Markets don’t run themselves. Well, actually, they do but if left to themselves some results can be perverse or damaging. So societies make rules for markets. Heather Roy, ACT’s deputy leader, agrees. She is making big changes to consumer law.
This is the first big outcome of the ACT-initiated re-examination of existing laws to check they meet modern principles of lawmaking. Bill English has been redefining those principles with Rodney Hide, who is Minister for Regulatory Reform.
One of Roy’s portfolios — when she isn’t off in the Army Territorial Force (she is also Associate Minister of Defence) — is Minister of Consumer Affairs.
Why do we have consumer law? Because sellers usually have far more knowledge, money, skills and leverage than buyers and far deeper pockets from which to fight common law court cases. Relying on the old “buyer beware” adage is likely to leave buyers perennially suspicious, sceptical and scared — and buying less.
The leaky homes saga illustrates that. Bad materials, bad design and bad execution in effect stole from buyers unprotected by strong law. Now taxpayers and ratepayers are helping the victims foot a very large bill because most miscreants can’t or won’t pay or have shipped out.
The legislation that allowed such grand larceny was a product of an ideology which held that self-regulation in open markets would do a better job than bureaucrats writing ever more complicated prescriptions.

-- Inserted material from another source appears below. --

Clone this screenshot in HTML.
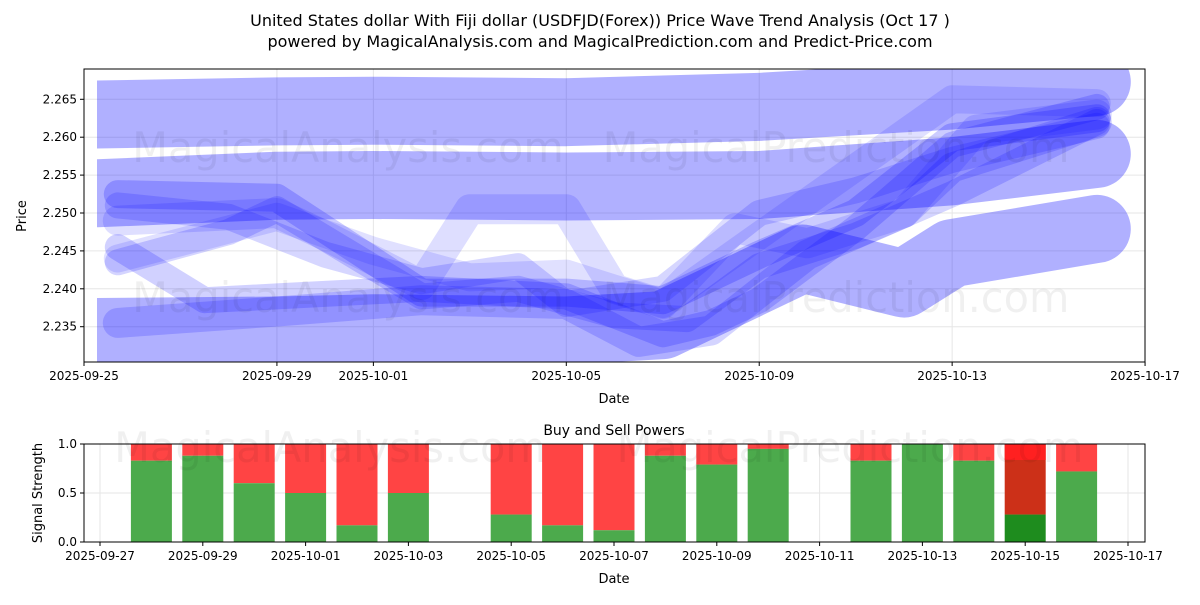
<!DOCTYPE html>
<html><head><meta charset="utf-8"><style>
body{margin:0;background:#fff;font-family:"Liberation Sans","DejaVu Sans",sans-serif}
svg text{font-family:"DejaVu Sans","Liberation Sans",sans-serif}
</style></head><body>
<svg id="c" width="1200" height="600" xmlns="http://www.w3.org/2000/svg">
<rect width="1200" height="600" fill="#fff"/>
<text x="600" y="26" text-anchor="middle" font-size="16">United States dollar With Fiji dollar (USDFJD(Forex)) Price Wave Trend Analysis (Oct 17 )</text>
<text x="600" y="47" text-anchor="middle" font-size="16">powered by MagicalAnalysis.com and MagicalPrediction.com and Predict-Price.com</text>
<g id="topPanel"></g>
<g id="botPanel"></g>
</svg>
<script>
// ---- price chart data (day offset from 2025-09-25) ----
const bandDays = [0.27, 4, 6, 10, 14, 18, 21];
const band1 = [2.2630, 2.2634, 2.2635, 2.2633, 2.2640, 2.2655, 2.2673];
const band2 = [2.2526, 2.2536, 2.2537, 2.2535, 2.2537, 2.2555, 2.2578];
const band3Days = [0.27, 4, 6, 10, 12, 14.9, 17.0, 18, 21];
const band3 = [2.2343, 2.2345, 2.2348, 2.2345, 2.2352, 2.2440, 2.2407, 2.2447, 2.2479];
const w1Days = [0.7, 4, 7, 10, 12, 14, 16, 18, 21];
const wave1 = [2.2525, 2.2520, 2.2395, 2.2395, 2.2385, 2.2445, 2.2500, 2.2600, 2.2625];
const w2Days = [0.7, 3, 4, 7, 9, 11, 12.5, 14, 16, 18, 21];
const wave2 = [2.2435, 2.2475, 2.2505, 2.2390, 2.2400, 2.2365, 2.2360, 2.2430, 2.2470, 2.2525, 2.2620];
const w3Days = [0.7, 4, 5, 7, 8, 10, 11, 12, 13.5, 15, 17, 18.5, 21];
const wave3 = [2.2490, 2.2500, 2.2470, 2.2405, 2.2505, 2.2505, 2.2400, 2.2380, 2.2480, 2.2460, 2.2500, 2.2610, 2.2630];
const w4Days = [0.7, 2.5, 4, 7, 10, 12, 13, 14, 16, 18, 21];
const wave4 = [2.2455, 2.2385, 2.2390, 2.2400, 2.2390, 2.2340, 2.2355, 2.2385, 2.2480, 2.2590, 2.2640];
const w5Days = [0.7, 4, 7, 10, 11.5, 13, 15, 17, 18, 21];
const wave5 = [2.2355, 2.2370, 2.2385, 2.2380, 2.2330, 2.2345, 2.2445, 2.2500, 2.2560, 2.2620];
const w6Days = [0.7, 4, 6, 8, 10, 12, 14, 16, 18, 21];
const wave6 = [2.2440, 2.2495, 2.2450, 2.2415, 2.2420, 2.2380, 2.2470, 2.2560, 2.2650, 2.2645];
const w7Days = [0.7, 3, 5, 7, 9, 10, 12, 14, 16, 18, 21];
const wave7 = [2.2510, 2.2495, 2.2445, 2.2410, 2.2430, 2.2380, 2.2400, 2.2500, 2.2530, 2.2570, 2.2615];
const xTickLabels = ["2025-09-25","2025-09-29","2025-10-01","2025-10-05","2025-10-09","2025-10-13","2025-10-17"];
const xTickDays = [0, 4, 6, 10, 14, 18, 22];
const yTicks = [2.235, 2.240, 2.245, 2.250, 2.255, 2.260, 2.265];
// ---- signal data ----
const sigDays = [1,2,3,4,5,6,8,9,10,11,12,13,15,16,17,18,19]; // from 2025-09-27
const buyVals = [0.83,0.88,0.60,0.50,0.17,0.50,0.28,0.17,0.12,0.88,0.79,0.95,0.83,1.00,0.83,0.28,0.72];
const sigTickLabels = ["2025-09-27","2025-09-29","2025-10-01","2025-10-03","2025-10-05","2025-10-07","2025-10-09","2025-10-11","2025-10-13","2025-10-15","2025-10-17"];
const sigTickDays = [0,2,4,6,8,10,12,14,16,18,20];
const sigYTicks = [0, 0.5, 1.0];

const NS="http://www.w3.org/2000/svg";
function mk(tag, parent, attrs){const e=document.createElementNS(NS,tag);for(const k in attrs)e.setAttribute(k,attrs[k]);parent.appendChild(e);return e;}
const topG=document.getElementById('topPanel'), botG=document.getElementById('botPanel');
const L=84,R=1145,T=69,B=362;
const px=d=>84+d*48.23;
const py=v=>99.3+(2.265-v)*7580;
const defs=mk('defs',topG,{});
const cp=mk('clipPath',defs,{id:'cp'});mk('rect',cp,{x:L,y:T,width:R-L,height:B-T});
const cpb=mk('clipPath',defs,{id:'cpb'});mk('rect',cpb,{x:px(bandDays[0]),y:T,width:R-px(bandDays[0]),height:B-T});
yTicks.forEach(v=>{const g=mk('line',topG,{x1:L,x2:R,y1:py(v),y2:py(v),stroke:'#e6e6e6'});

});
xTickDays.forEach(d=>{const g=mk('line',topG,{x1:px(d),x2:px(d),y1:T,y2:B,stroke:'#e6e6e6'});

});
const bandLayer=mk('g',topG,{'clip-path':'url(#cpb)'});
const plot=mk('g',topG,{'clip-path':'url(#cp)'});
function path(days,vals,w,op,name,band){
  const d=days.map((x,i)=>(i?'L':'M')+px(x).toFixed(1)+','+py(vals[i]).toFixed(1)).join(' ');
  const p=mk('path',band?bandLayer:plot,{d:d,fill:'none',stroke:'rgb(0,0,255)','stroke-opacity':op,'stroke-width':w,'stroke-linecap':'round','stroke-linejoin':'round'});
  
  
}
path(bandDays,band1,68,0.31,'wave-band-upper',true);
path(bandDays,band2,68,0.31,'wave-band-middle',true);
path(band3Days,band3,68,0.31,'wave-band-lower',true);
path(w1Days,wave1,28,0.2,'wave-line-1');
path(w2Days,wave2,26,0.17,'wave-line-2');
path(w3Days,wave3,30,0.13,'wave-line-3');
path(w4Days,wave4,26,0.18,'wave-line-4');
path(w5Days,wave5,30,0.17,'wave-line-5');
path(w6Days,wave6,28,0.12,'wave-line-6');
path(w7Days,wave7,26,0.16,'wave-line-7');
[['MagicalAnalysis.com',348,162],['MagicalPrediction.com',836,162],['MagicalAnalysis.com',348,312],['MagicalPrediction.com',836,312]].forEach(w=>{
 const t=mk('text',topG,{x:w[1],y:w[2],'text-anchor':'middle','font-size':41.5,fill:'#000','fill-opacity':0.06});t.textContent=w[0];
 
 });
mk('rect',topG,{x:L,y:T,width:R-L,height:B-T,fill:'none',stroke:'#000','stroke-width':1});
xTickDays.forEach((d,i)=>{mk('line',topG,{x1:px(d),x2:px(d),y1:B,y2:B+4,stroke:'#000'});
 const t=mk('text',topG,{x:px(d),y:B+18,'text-anchor':'middle','font-size':12});t.textContent=xTickLabels[i];
 
 });
yTicks.forEach(v=>{mk('line',topG,{x1:L-4,x2:L,y1:py(v),y2:py(v),stroke:'#000'});
 const t=mk('text',topG,{x:L-7,y:py(v)+4,'text-anchor':'end','font-size':12});t.textContent=v.toFixed(3);
 
 });
let t=mk('text',topG,{x:614,y:403,'text-anchor':'middle','font-size':13});t.textContent='Date';


t=mk('text',topG,{x:26,y:216,'text-anchor':'middle','font-size':13,transform:'rotate(-90 26 216)'});t.textContent='Price';



const bL=84,bR=1145,bT=444,bB=542;
const sx=d=>100+d*51.4;
const sy=v=>bB-v*(bB-bT);
sigYTicks.forEach(v=>{const g=mk('line',botG,{x1:bL,x2:bR,y1:sy(v),y2:sy(v),stroke:'#e6e6e6'});

});
sigTickDays.forEach(d=>{const g=mk('line',botG,{x1:sx(d),x2:sx(d),y1:bT,y2:bB,stroke:'#e6e6e6'});

});
sigDays.forEach((d,i)=>{
 const hl=i===15, v=buyVals[i];
 const r=mk('rect',botG,{x:sx(d)-20.5,y:sy(1),width:41,height:sy(v)-sy(1),fill:hl?'#cc3018':'#ff4444'});
 
 
 const g=mk('rect',botG,{x:sx(d)-20.5,y:sy(v),width:41,height:sy(0)-sy(v),fill:hl?'#1e8c1e':'#4caa4c'});
 
 
 if(hl){const h=mk('rect',botG,{x:sx(d)-20.5,y:sy(1),width:41,height:16,fill:'#ff2020'});
 
 }
});
[['MagicalAnalysis.com',330,462],['MagicalPrediction.com',850,462]].forEach(w=>{
 const tt=mk('text',botG,{x:w[1],y:w[2],'text-anchor':'middle','font-size':41.5,fill:'#000','fill-opacity':0.06});tt.textContent=w[0];
 
 });
mk('rect',botG,{x:bL,y:bT,width:bR-bL,height:bB-bT,fill:'none',stroke:'#000'});
sigTickDays.forEach((d,i)=>{mk('line',botG,{x1:sx(d),x2:sx(d),y1:bB,y2:bB+4,stroke:'#000'});
 const tt=mk('text',botG,{x:sx(d),y:bB+18,'text-anchor':'middle','font-size':12});tt.textContent=sigTickLabels[i];
 
 });
sigYTicks.forEach(v=>{mk('line',botG,{x1:bL-4,x2:bL,y1:sy(v),y2:sy(v),stroke:'#000'});
 const tt=mk('text',botG,{x:bL-7,y:sy(v)+4,'text-anchor':'end','font-size':12});tt.textContent=v.toFixed(1);
 
 });
t=mk('text',botG,{x:614,y:435,'text-anchor':'middle','font-size':14});t.textContent='Buy and Sell Powers';


t=mk('text',botG,{x:614,y:583,'text-anchor':'middle','font-size':13});t.textContent='Date';


t=mk('text',botG,{x:42,y:493,'text-anchor':'middle','font-size':13,transform:'rotate(-90 42 493)'});t.textContent='Signal Strength';


</script>
</body></html>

Since then we have all seen the damage self-regulation of financial markets did in the United States and round the world over the past three years.
Consumer law has not left such large holes. Altogether, there are nine acts, some of them large and complicated, to protect — or overprotect — buyers. Most are more than 20 years old. Most, apart from the Consumer Guarantees Act and the Fair Trading Act, the main ones, are unknown to consumers (the others are the Weights and Measures, Auctioneers, Carriage of Goods, Door-to-door Sales, Layby Sales, Sale of Goods and Unsolicited Goods and Services Acts).
Roy wants to telescope them into three acts and modernise them to deal with internet and new services; what she calls “one law-one door”, though there are actually three. She has put out a discussion document.
Roy is not ploughing green fields. Australia has been trying to unify its hotchpotch of individual state consumer laws and New Zealand officials have contributed significantly in that process. That is because some New Zealand law is better written and targeted than Australian laws and because it makes commercial sense — for bigger Australia as well as smaller New Zealand — to have closely similar law on each side of the Tasman.
But Roy’s ploughing is part of the ACT-initiated regulatory reform programme. Her aim is principles-based legislation, which sets out a purpose and objective and leaves it up to people to decide how to comply with the principles, rather than prescriptive legislation, which spells out in detail what can or cannot be done.
Until the 1980s most legislation was prescriptive. Everyone who knew the law knew where they stood, except that lawmakers had to keep writing new prescriptions to cover unforeseen activities and loopholes. Understanding such complex law takes time and lawyers.
Principles-based law is easier for businesses to comply with though it leaves more to court interpretations, which means less certainty, and may need regulations to spell out prescriptive rules.
Roy and her officials aim to protect consumers against unfair commercial practices, selling under duress and unsafe products and to keep and police weights and measures standards. They want to “empower” consumers by insisting on good information and on guarantees, with state-backed enforcement. (Extended guarantees which some retailers offer for a fee do not give consumers any added protection, by the way.)
There are two enforcement channels: the Commerce Commission in the case, for example, of the Fair Trading Act; and “self-enforcement”, state-backed measures consumers themselves take.
Roy’s aim is three acts: an enhanced Fair Trading Act, picking up the specialised acts and modernising them; the Consumer Guarantees Act; and the Weights and Measures Act which must be prescriptive since it deals with standards.
But why would Roy and ACT want even this? ACT reveres markets. It has not condemned the “self-regulated” antics of the north Atlantic finance industries.
The reason is as old as Adam Smith. Fair traders and straight shooters are driven out of business by shysters who cut corners and rip people off — much as fund managers who continued to price risk properly during the wild bubble years lost out to the sharp set.
Without rules markets don’t operate well. The trick is to write rules that facilitate a “competitive business environment”, as Roy puts it, but minimise ripoffs and theft.
That is, Roy is promoting economic efficiency — with law even Greens might agree with.